**EXERCISE TASK**
Produce a word-for-word copy of the listing below without its pictures.
^^^^^^^^
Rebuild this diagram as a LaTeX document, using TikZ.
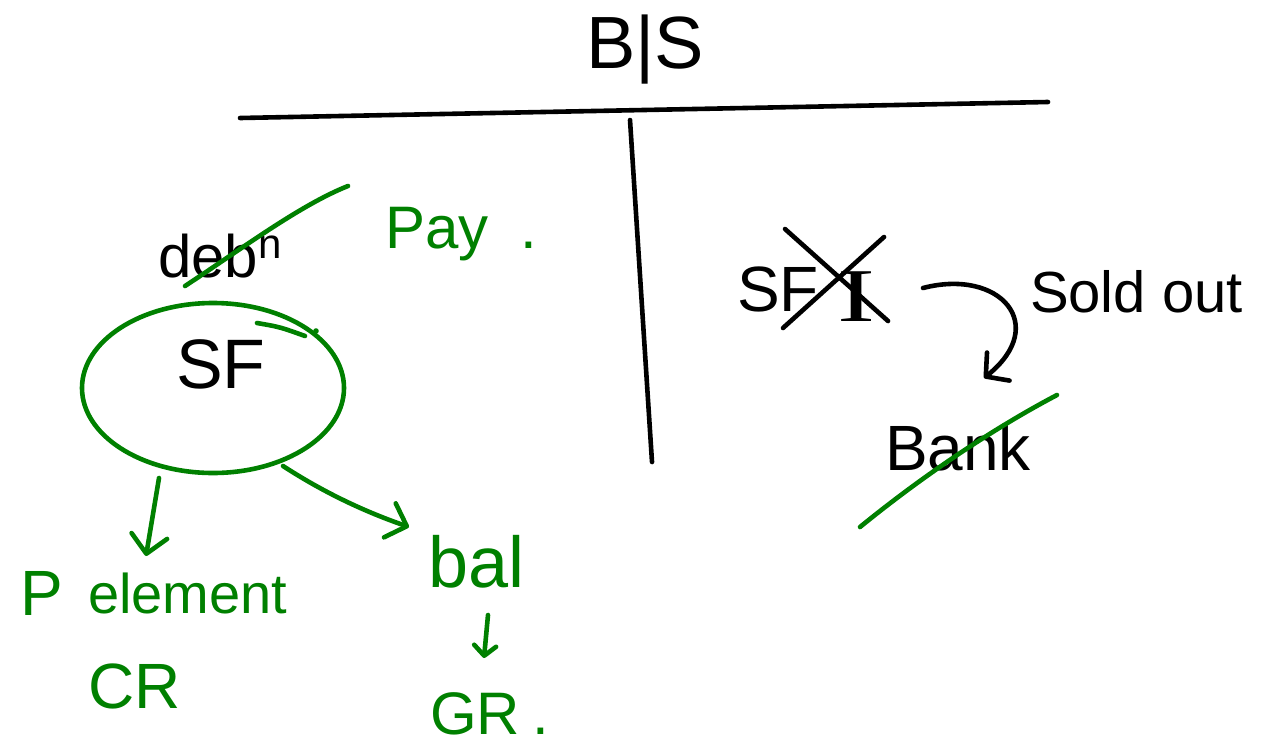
\documentclass[tikz,border=0pt]{standalone}
\usepackage{fontspec}
\setmainfont{Liberation Sans}
\newfontfamily\serifI{Liberation Serif}
\usetikzlibrary{arrows.meta,shapes.geometric}
\definecolor{inkgreen}{RGB}{0,128,0}
\begin{document}
\begin{tikzpicture}[x=0.5pt,y=-0.5pt,
  ink/.style={line width=2.3pt,line cap=round,line join=round},
  gink/.style={ink,draw=inkgreen},
  bink/.style={ink,draw=black},
  lbl/.style={inner sep=0pt,outer sep=0pt,anchor=base west},
  fs/.style={font=\fontsize{#1}{#1}\selectfont},
  bigtip/.style={-{Straight Barb[length=9pt,width=18pt,round]}},
  smalltip/.style={-{Straight Barb[length=5pt,width=11pt,round]}}]
\useasboundingbox (0,0) rectangle (1262,750);

% title and T-account
\node[lbl,anchor=center,fs=37] (bs) at (645,50) {B|S};
\coordinate (hl) at (240,118);
\coordinate (hr) at (1048,102);
\coordinate (vt) at (630,120);
\coordinate (vb) at (652,462);
\draw[bink] (hl) -- (hr);
\draw[bink] (vt) -- (vb);

% left side
\node[lbl,fs=30] (deb) at (158,277) {deb\textsuperscript{n}};
\draw[gink] (185,286) .. controls (240,250) and (300,205) .. (348,186);
\node[lbl,fs=30,text=inkgreen] (pay) at (385,248) {Pay\hspace{16pt}.};

\node[draw=inkgreen,line width=2.3pt,ellipse,minimum width=131pt,minimum height=85pt,inner sep=0pt] (sfc) at (213,388) {};
\node[lbl,anchor=center,fs=35] (sf) at (221,364) {SF};
\draw[gink] (257,323) .. controls (280,327) .. (305,336);
\fill[inkgreen] (316,331) circle (1.4pt);

\coordinate (a1s) at (159,478);
\coordinate (a1e) at (146,556);
\draw[gink,bigtip] (a1s) -- (a1e);
\coordinate (a2s) at (283,466);
\coordinate (a2e) at (409,527);
\draw[gink,bigtip] (a2s) .. controls (320,490) and (360,510) .. (a2e);

\node[lbl,fs=32,text=inkgreen] (p) at (20,615) {P};
\node[lbl,fs=28,text=inkgreen] (elem) at (88,613) {element};
\node[lbl,fs=32,text=inkgreen] (cr) at (88,708) {CR};

\node[lbl,fs=36,text=inkgreen] (bal) at (428,587) {bal};
\coordinate (b1) at (488,615);
\coordinate (b2) at (484,658);
\draw[gink,smalltip] (b1) -- (b2);
\node[lbl,fs=30,text=inkgreen] (gr) at (430,734) {GR\hspace{6pt}.};

% right side
\node[lbl,fs=32] (sfr) at (737,311) {SF};
\node[lbl,anchor=base,font=\serifI\fontsize{38}{38}\selectfont,xscale=1.5] (sfi) at (856,321) {I};
\draw[bink] (785,229) -- (888,321);
\draw[bink] (884,237) -- (783,328);

\coordinate (c1) at (923,288);
\coordinate (c2) at (984,378);
\draw[bink,-{Straight Barb[length=8pt,width=18pt,round]}] (c1) .. controls (1000,268) and (1050,325) .. (c2);
\node[lbl,fs=29] (sold) at (1030,312) {Sold out};

\node[lbl,fs=32] (bank) at (885,470) {Bank};
\draw[gink] (860,527) .. controls (930,470) and (1000,425) .. (1057,395);
\end{tikzpicture}
\end{document}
^^^^^^^^
**COMPLETE ANSWER**
Rebuild this diagram as a LaTeX document, using TikZ.
\documentclass[tikz,border=0pt]{standalone}
\usepackage{fontspec}
\setmainfont{Liberation Sans}
\newfontfamily\serifI{Liberation Serif}
\usetikzlibrary{arrows.meta,shapes.geometric}
\definecolor{inkgreen}{RGB}{0,128,0}
\begin{document}
\begin{tikzpicture}[x=0.5pt,y=-0.5pt,
  ink/.style={line width=2.3pt,line cap=round,line join=round},
  gink/.style={ink,draw=inkgreen},
  bink/.style={ink,draw=black},
  lbl/.style={inner sep=0pt,outer sep=0pt,anchor=base west},
  fs/.style={font=\fontsize{#1}{#1}\selectfont},
  bigtip/.style={-{Straight Barb[length=9pt,width=18pt,round]}},
  smalltip/.style={-{Straight Barb[length=5pt,width=11pt,round]}}]
\useasboundingbox (0,0) rectangle (1262,750);

% title and T-account
\node[lbl,anchor=center,fs=37] (bs) at (645,50) {B|S};
\coordinate (hl) at (240,118);
\coordinate (hr) at (1048,102);
\coordinate (vt) at (630,120);
\coordinate (vb) at (652,462);
\draw[bink] (hl) -- (hr);
\draw[bink] (vt) -- (vb);

% left side
\node[lbl,fs=30] (deb) at (158,277) {deb\textsuperscript{n}};
\draw[gink] (185,286) .. controls (240,250) and (300,205) .. (348,186);
\node[lbl,fs=30,text=inkgreen] (pay) at (385,248) {Pay\hspace{16pt}.};

\node[draw=inkgreen,line width=2.3pt,ellipse,minimum width=131pt,minimum height=85pt,inner sep=0pt] (sfc) at (213,388) {};
\node[lbl,anchor=center,fs=35] (sf) at (221,364) {SF};
\draw[gink] (257,323) .. controls (280,327) .. (305,336);
\fill[inkgreen] (316,331) circle (1.4pt);

\coordinate (a1s) at (159,478);
\coordinate (a1e) at (146,556);
\draw[gink,bigtip] (a1s) -- (a1e);
\coordinate (a2s) at (283,466);
\coordinate (a2e) at (409,527);
\draw[gink,bigtip] (a2s) .. controls (320,490) and (360,510) .. (a2e);

\node[lbl,fs=32,text=inkgreen] (p) at (20,615) {P};
\node[lbl,fs=28,text=inkgreen] (elem) at (88,613) {element};
\node[lbl,fs=32,text=inkgreen] (cr) at (88,708) {CR};

\node[lbl,fs=36,text=inkgreen] (bal) at (428,587) {bal};
\coordinate (b1) at (488,615);
\coordinate (b2) at (484,658);
\draw[gink,smalltip] (b1) -- (b2);
\node[lbl,fs=30,text=inkgreen] (gr) at (430,734) {GR\hspace{6pt}.};

% right side
\node[lbl,fs=32] (sfr) at (737,311) {SF};
\node[lbl,anchor=base,font=\serifI\fontsize{38}{38}\selectfont,xscale=1.5] (sfi) at (856,321) {I};
\draw[bink] (785,229) -- (888,321);
\draw[bink] (884,237) -- (783,328);

\coordinate (c1) at (923,288);
\coordinate (c2) at (984,378);
\draw[bink,-{Straight Barb[length=8pt,width=18pt,round]}] (c1) .. controls (1000,268) and (1050,325) .. (c2);
\node[lbl,fs=29] (sold) at (1030,312) {Sold out};

\node[lbl,fs=32] (bank) at (885,470) {Bank};
\draw[gink] (860,527) .. controls (930,470) and (1000,425) .. (1057,395);
\end{tikzpicture}
\end{document}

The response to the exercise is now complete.